Władze gminy są zdziwione takim zachowaniem nauczycielki. Reakcja z ich strony była natychmiastowa. W poniedziałek w szkole zjawił się psycholog, który otoczył opieką chłopców oraz ich kolegów. Teraz trwa wyjaśnianie sprawy. - Jeśli potwierdzą się niepokojące informacje zostaną wyciągnięte surowe konsekwencje. Z nauczycielką zostanie rozwiązana umowa o pracę – zapowiedział Krzysztof Dziedzic, sekretarz gminy Opatówek.
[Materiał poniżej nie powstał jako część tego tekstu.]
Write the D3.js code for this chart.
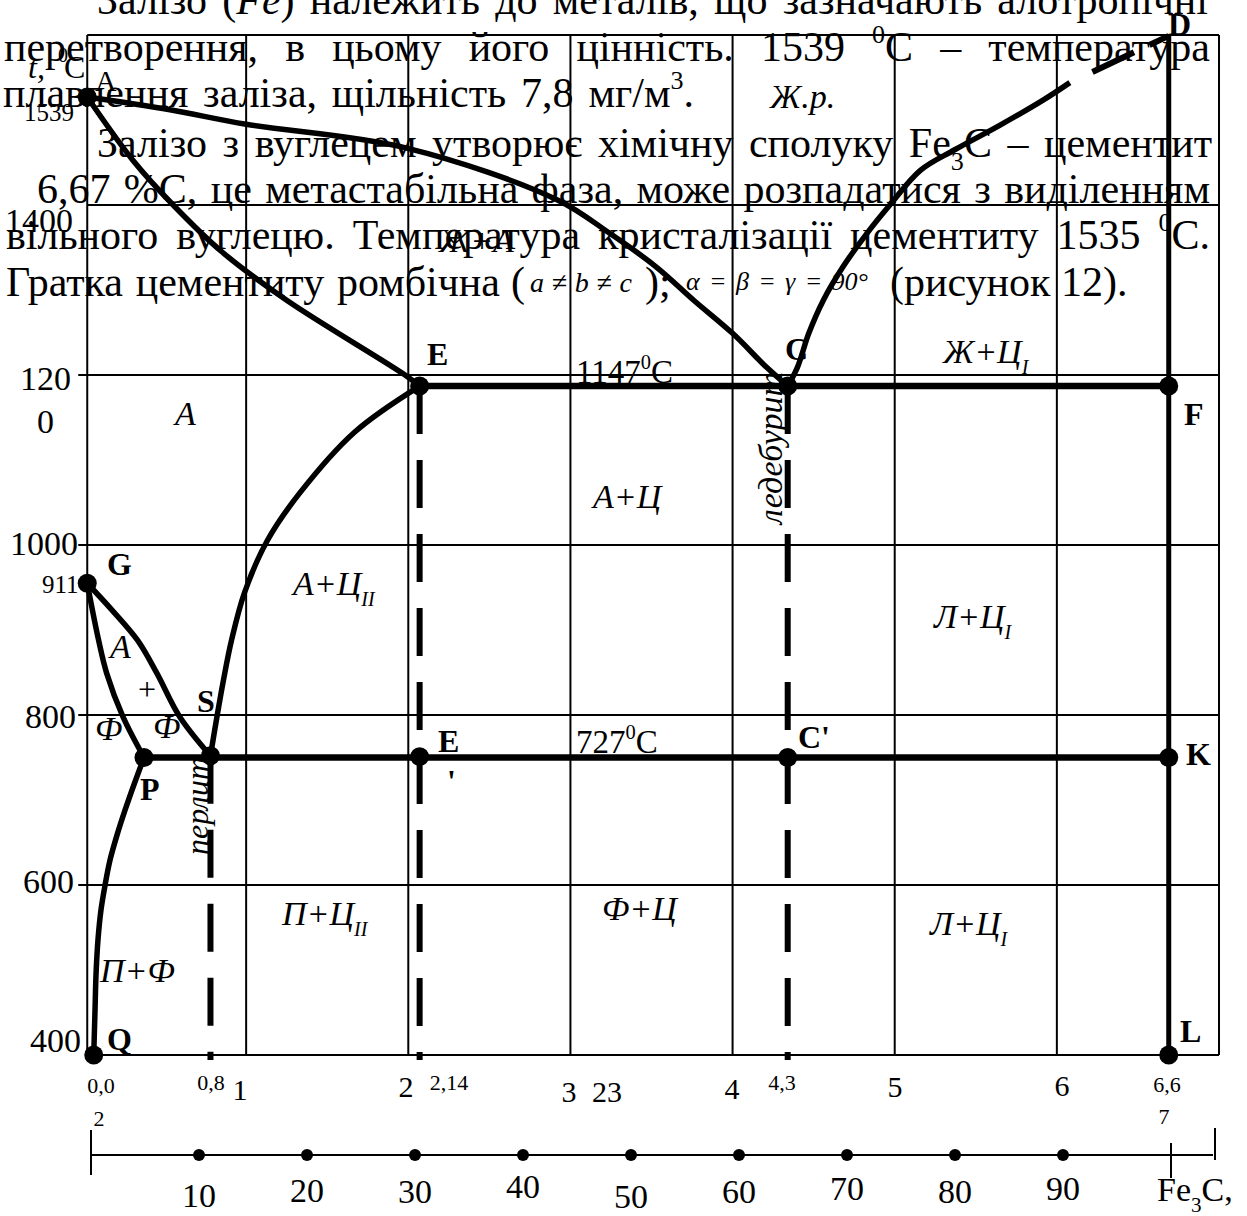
<!DOCTYPE html>
<html>
<head>
<meta charset="utf-8">
<script src="https://d3js.org/d3.v7.min.js"></script>
<style>
  body { margin: 0; background: #fff; }
  svg text { font-family: "Liberation Serif", "Times New Roman", serif; fill: #000; }
</style>
</head>
<body>
<div id="chart"></div>
<script>
// ---- data: carbon %, temperature as it is drawn on this (schematic) diagram ----
var cGrid = [1, 2, 3, 4, 5, 6];
var tGrid = [1600, 1400, 1200, 1000, 800, 600, 400];
var tLabeled = [1200, 1000, 800, 600];

var pointNames = ['A', 'E', 'C', 'F', 'G', 'S', 'P', 'E\'', 'C\'', 'K', 'Q', 'L'];
var pointC     = [0.02, 2.07, 4.34, 6.69, 0.02, 0.78, 0.37, 2.07, 4.34, 6.69, 0.06, 6.69];
var pointT     = [1527, 1187, 1187, 1187, 955, 752, 750, 751, 750, 750, 400, 400];

// phase lines [c, t]
var lineAC = [[0.02,1527],[0.53,1512],[1.0,1495],[1.99,1467],[2.92,1406],[3.24,1367],[3.53,1327],[3.76,1288],[4.0,1249],[4.21,1209],[4.34,1187]];
var lineCD = [[4.34,1187],[4.4,1209],[4.47,1249],[4.56,1288],[4.68,1327],[4.83,1367],[4.97,1400],[5.16,1441],[5.37,1465],[5.65,1494],[5.92,1524],[6.08,1544]];
var lineDtop = [[6.08,1544],[6.69,1599]];
var lineAE = [[0.02,1527],[0.3,1453],[0.55,1400],[0.85,1345],[1.25,1288],[1.98,1200],[2.07,1187]];
var lineES = [[2.07,1187],[1.67,1133],[1.33,1061],[1.13,1005],[0.99,944],[0.91,888],[0.86,841],[0.82,798],[0.78,752]];
var lineGS = [[0.02,955],[0.17,924],[0.33,888],[0.45,849],[0.59,798],[0.78,752]];
var lineGP = [[0.02,955],[0.09,888],[0.14,849],[0.24,798],[0.37,750]];
var linePQ = [[0.37,750],[0.308,718],[0.253,688],[0.204,659],[0.16,629],[0.13,600],[0.105,571],[0.086,535],[0.074,494],[0.068,453],[0.06,400]];
var lineECF = [[2.07,1187],[6.69,1187]];
var linePSK = [[0.37,750],[6.69,750]];
var lineDL = [[6.69,1599],[6.69,400]];
var dashed = [[[0.78,752],[0.78,394]], [[2.07,1187],[2.07,394]], [[4.34,1187],[4.34,394]]];

var cementite = [10, 20, 30, 40, 50, 60, 70, 80, 90];

var W = 1247, H = 1216;
var svg = d3.select('#chart').append('svg').attr('width', W).attr('height', H);

var x = d3.scaleLinear().domain([0, 7]).range([84, 1219]);
var y = d3.scaleLinear().domain([400, 1600]).range([1055, 35]);
var xp = d3.scaleLinear().domain([0, 100]).range([91, 1171]);

// helper for text with sub / superscripts
function label(parts, px, py, o) {
  o = o || {};
  var size = o.size || 34;
  var t = svg.append('text').attr('x', px).attr('y', py)
    .attr('text-anchor', o.anchor || 'start')
    .style('font-size', size + 'px')
    .style('font-style', o.italic ? 'italic' : 'normal')
    .style('font-weight', o.bold ? 'bold' : 'normal');
  if (o.rotate) t.attr('transform', 'rotate(' + o.rotate + ',' + px + ',' + py + ')');
  var shift = 0;
  [].concat(parts).forEach(function(p) {
    if (typeof p === 'string') p = {t: p};
    var d = p.sub ? size * 0.32 : p.sup ? -size * 0.42 : 0;
    var ts = t.append('tspan').text(p.t).attr('dy', d - shift);
    if (p.sub || p.sup) ts.style('font-size', (p.small || size * 0.62) + 'px');
    if (p.italic !== undefined) ts.style('font-style', p.italic ? 'italic' : 'normal');
    shift = d;
  });
  return t;
}
function justify(t, right) {
  var x0 = +t.attr('x');
  var w = t.node().getComputedTextLength();
  var n = (t.text().match(/ /g) || []).length;
  if (n) t.style('word-spacing', ((right - x0 - w) / n) + 'px');
  return t;
}

// ---- paragraph text behind the figure ----
var P = {size: 42};
justify(label(['Залізо (', {t: 'Fe', italic: true}, ') належить до металів, що зазначають алотропічні'], 97, 14, P), 1208);
justify(label(['перетворення, в цьому його цінність. 1539 ', {t: '0', sup: true}, 'C – температура'], 4, 61, P), 1210);
justify(label(['плавлення заліза, щільність 7,8 мг/м', {t: '3', sup: true}, '.'], 3, 107, P), 694);
justify(label(['Залізо з вуглецем утворює хімічну сполуку Fe', {t: '3', sub: true}, 'C – цементит'], 97, 157, P), 1212);
justify(label(['6,67 %С, це метастабільна фаза, може розпадатися з виділенням'], 37, 203, P), 1210);
justify(label(['вільного вуглецю. Температура кристалізації цементиту 1535 ', {t: '0', sup: true}, 'C.'], 6, 249, P), 1210);
justify(label(['Гратка цементиту ромбічна'], 6, 296, P), 500);
label('(', 511, 296, P);
justify(label('a ≠ b ≠ c', 530, 292, {size: 28, italic: true}), 632);
label(');', 645, 296, P);
justify(label('α = β = γ = 90°', 686, 290, {size: 26, italic: true}), 868);
label('(рисунок 12).', 890, 296, P);

// ---- grid ----
var grid = svg.append('g').attr('stroke', '#000').attr('stroke-width', 2);
grid.selectAll('line.v').data(cGrid).enter().append('line')
  .attr('x1', function(d) { return x(d); }).attr('x2', function(d) { return x(d); })
  .attr('y1', y(1600)).attr('y2', y(400));
grid.selectAll('line.h').data(tGrid).enter().append('line')
  .attr('x1', function(d) { return tLabeled.indexOf(d) >= 0 ? x(0.02) - 9 : x(0.02); })
  .attr('x2', x(7))
  .attr('y1', function(d) { return y(d); }).attr('y2', function(d) { return y(d); });
grid.append('line').attr('x1', x(0.02)).attr('x2', x(0.02)).attr('y1', y(1600)).attr('y2', y(400));
grid.append('line').attr('x1', x(7)).attr('x2', x(7)).attr('y1', y(1600)).attr('y2', y(400));

// ---- phase lines ----
var curve = d3.line().x(function(d) { return x(d[0]); }).y(function(d) { return y(d[1]); })
  .curve(d3.curveCatmullRom.alpha(0.5));
var straight = d3.line().x(function(d) { return x(d[0]); }).y(function(d) { return y(d[1]); });
var ph = svg.append('g').attr('fill', 'none').attr('stroke', '#000').attr('stroke-linecap', 'butt');
[lineAC, lineCD, lineAE, lineES, lineGS, lineGP, linePQ].forEach(function(l) {
  ph.append('path').attr('d', curve(l)).attr('stroke-width', 5.5);
});
ph.append('path').attr('d', straight(lineDtop)).attr('stroke-width', 6).attr('stroke-dasharray', '0,25,46,17,30');
[lineECF, linePSK].forEach(function(l) {
  ph.append('path').attr('d', straight(l)).attr('stroke-width', 6.5);
});
ph.append('path').attr('d', straight(lineDL)).attr('stroke-width', 5);
dashed.forEach(function(l) {
  ph.append('path').attr('d', straight(l)).attr('stroke-width', 6).attr('stroke-dasharray', '48,26');
});

// ---- points ----
svg.selectAll('circle.pt').data(pointNames).enter().append('circle')
  .attr('cx', function(d, i) { return x(pointC[i]); })
  .attr('cy', function(d, i) { return y(pointT[i]); })
  .attr('r', 9.5).attr('fill', '#000');

// ---- point names ----
var bold = {size: 32, bold: true};
label('A', 95, 91, {size: 30});
label('E', 427, 365, bold);
label('C', 785, 360, bold);
label('F', 1184, 425, bold);
label('D', 1168, 35, bold);
label('G', 107, 575, bold);
label('S', 197, 712, bold);
label('P', 140, 800, bold);
label('E', 438, 752, bold);
label('\'', 447, 792, bold);
label('C\'', 798, 748, bold);
label('K', 1186, 765, bold);
label('Q', 107, 1050, bold);
label('L', 1180, 1042, bold);

// ---- region names ----
var it = {size: 34, italic: true};
var sub = function(s) { return {t: s, sub: true, small: 20}; };
label('Ж.р.', 770, 108, it);
label('Ж+А', 439, 252, it);
label('А', 175, 425, it);
label(['А+Ц', sub('II')], 293, 595, it);
label(['Ж+Ц', sub('I')], 943, 363, it);
label('А+Ц', 593, 508, it);
label(['Л+Ц', sub('I')], 934, 628, it);
label('А', 110, 658, it);
label('+', 138, 700, {size: 32});
label('Ф', 95, 740, it);
label('Ф', 153, 738, it);
label(['П+Ц', sub('II')], 282, 925, it);
label('Ф+Ц', 602, 920, it);
label(['Л+Ц', sub('I')], 930, 935, it);
label('П+Ф', 100, 982, it);
label('перлит', 208, 806, {size: 32, italic: true, anchor: 'middle', rotate: -90});
label('ледебурит', 782, 448, {size: 34, italic: true, anchor: 'middle', rotate: -90});
label(['1147', {t: '0', sup: true}, 'C'], 576, 383, {size: 33});
label(['727', {t: '0', sup: true}, 'C'], 576, 753, {size: 33});

// ---- temperature labels ----
label(['t,'], 28, 78, {size: 32, italic: true});
label('0', 58, 62, {size: 20});
label('C', 64, 78, {size: 32});
label('1539', 24, 121, {size: 25});
label('1400', 5, 232, {size: 34});
label('120', 20, 390, {size: 34});
label('0', 37, 433, {size: 34});
label('1000', 10, 555, {size: 34});
label('911', 42, 593, {size: 25});
label('800', 25, 728, {size: 34});
label('600', 23, 893, {size: 34});
label('400', 30, 1052, {size: 34});

// ---- carbon labels ----
var mid = {size: 30, anchor: 'middle'};
var sm = {size: 22, anchor: 'middle'};
label('0,0', 101, 1093, sm);
label('2', 99, 1126, sm);
label('0,8', 211, 1090, sm);
label('2,14', 449, 1090, sm);
label('4,3', 782, 1090, sm);
label('6,6', 1167, 1092, sm);
label('7', 1164, 1124, sm);
label('1', 240, 1100, mid);
label('2', 406, 1097, mid);
label('3', 569, 1102, mid);
label('23', 607, 1102, mid);
label('4', 732, 1099, mid);
label('5', 895, 1097, mid);
label('6', 1062, 1096, mid);

// ---- cementite scale ----
var ax = svg.append('g').attr('stroke', '#000').attr('stroke-width', 2);
ax.append('line').attr('x1', xp(0)).attr('x2', xp(100) + 42).attr('y1', 1155).attr('y2', 1155);
ax.append('line').attr('x1', xp(0)).attr('x2', xp(0)).attr('y1', 1130).attr('y2', 1175);
ax.append('line').attr('x1', xp(100)).attr('x2', xp(100)).attr('y1', 1143).attr('y2', 1178);
ax.append('line').attr('x1', xp(100) + 44).attr('x2', xp(100) + 44).attr('y1', 1128).attr('y2', 1160);
svg.selectAll('circle.cm').data(cementite).enter().append('circle')
  .attr('cx', function(d) { return xp(d); }).attr('cy', 1155).attr('r', 6).attr('fill', '#000');
var cy = [1207, 1202, 1203, 1198, 1208, 1203, 1200, 1203, 1200];
cementite.forEach(function(d, i) {
  label(String(d), xp(d), cy[i], {size: 34, anchor: 'middle'});
});
label(['Fe', {t: '3', sub: true}, 'C,'], 1157, 1201, {size: 34});
</script>
</body>
</html>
Od wtorku polonistka jest zawieszona w obowiązkach zawodowych. Tego też w tym momencie oczekują rodzice chłopców, których dotknęła osobliwa kara ze strony pedagog. - Chcemy, żeby dała spokój już tym dzieciom. Myślę, że jej wiek jest już na tyle poważny, że powinna odejść na emeryturę. Niczego więcej nie oczekujemy - podsumowuje Paweł Jarecki, tata 11-latka. – My z synem rozmawialiśmy już w piątek. Jednak nie umieliśmy wytłumaczyć mu, dlaczego nauczycielka zastosowała taką karę. Syn jest żywym dzieckiem, ale nie jest łobuzem. Nie sprawia problemów wychowawczych.
Polonistka najpierw opowiedziała dzieciom, kto leży w krypcie i do czego ostatnio służyła, a potem zamknęła chłopców za tymi dzrwiami.
Rodzice spodziewali się, że nauczycielka porozmawia z nimi w poniedziałek w czasie ich wizyty w szkole. Wyjaśni okoliczności zajścia. Przedstawi swoją wersję wydarzeń. Zajęta prowadzeniem lekcji nie wyszła jednak z klasy. Do dziś nie skontaktowała się rodzicami.
Nam też nie udało się z nią porozmawiać. Od wczoraj nie dobiera telefonu. Żadnego kontaktu z polonistką nie ma również prokuratura. Jeśli kierowane pod jej adresem zarzuty potwierdzą się, kobieta może odpowiadać za pozbawienie wolności – przestępstwo zagrożone karą do 5 lat więzienia.
Dzieci objęte zostały opieką psychologa.